In part 1 of our blog post on skills to cope with chronic pain, we talked about the skills of understanding, acceptance and calming. In this post we are discussing the fourth skill – balancing.
THE FOURTH SKILL: Balancing
You need to create a balanced and sustainable lifestyle, which will require some tools. Patients with pain who describe themselves as being successful in managing their pain all report that they have developed a pattern of living that works for them, but they also report being adaptable to episodes of pain.
Pacing involves learning not to overdo activities. That is about doing a little bit at a time, not overdoing it, but staying busy. A balancing act. You want to be able to build slowly on how much you can do without having set-backs where subsequent days are spent in bed or having major pain flare- ups. Slow and steady wins the race. This can be tricky to start with. Be realistic about your abilities, even on the ‘good’ days don’t push yourself too far as you know you will pay the price tomorrow.

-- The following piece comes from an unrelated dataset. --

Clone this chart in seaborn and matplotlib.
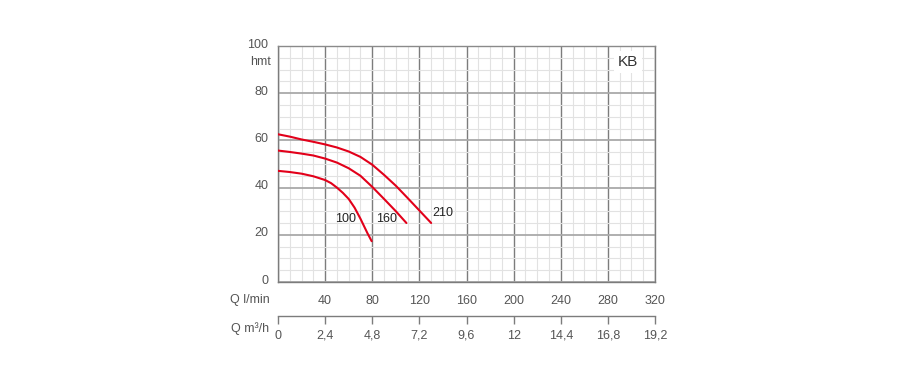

This can be difficult as anxiety and pain can prevent you from sleeping, however sleep is the time when your body heals and recovers. It is also essential to better cope with emotions once rested. Many pain patients feel guilty about sleeping as they already feel they are not productive enough in the day. Sleep requires assertiveness (say no to helping do something and rather have a short rest), time management (an afternoon rest must be monitored, set an alarm for 1 hour), and goal setting (activity and rest must be balanced). If you have overdone it during the day, being unable to spend family time together in the evening can be upsetting – you have to structure rest periods into your day in order to cope.
Keeping an activity diary will help you figure out quite quickly what is too much and where you can do more. Time management is essential to plan your week to ensure your work or tasks are done but that you still have enough energy left to enjoy some quality time and fun with family or friends. It allows you to consider breaking up larger tasks into a bunch of smaller ones spread over the day or even week, ensuring you don’t overdo it and have a set-back. Knowing how much you can do each day of the week and weekends, planning in afternoon naps, knowing when you have meetings or appointments, dinner dates to attend or wanting to join friends for a morning walk will allow you to adjust your schedule so you know you can cope day after day. Know your limits and learn to ‘say no’ if necessary. Use a simple activity tracker to help you monitor your day.
Having goals will help you plan your day and activities to ensure you reach a daily goal. You can have short term goals to aim for over a matter of weeks or longer term goals to strive towards in the coming months. A short term goal may be wanting to plant the flower beds for spring, or being able to take the dog for a 20 minute walk. Using a pacing strategy you can build up to this slowly over time. The increments that you improve daily may be small and hard to recall, especially on the bad days, but over time staying focused on a goal gives you direction and purpose. Keeping a daily diary of your pain and activity will help you stay the course and achieve those goals.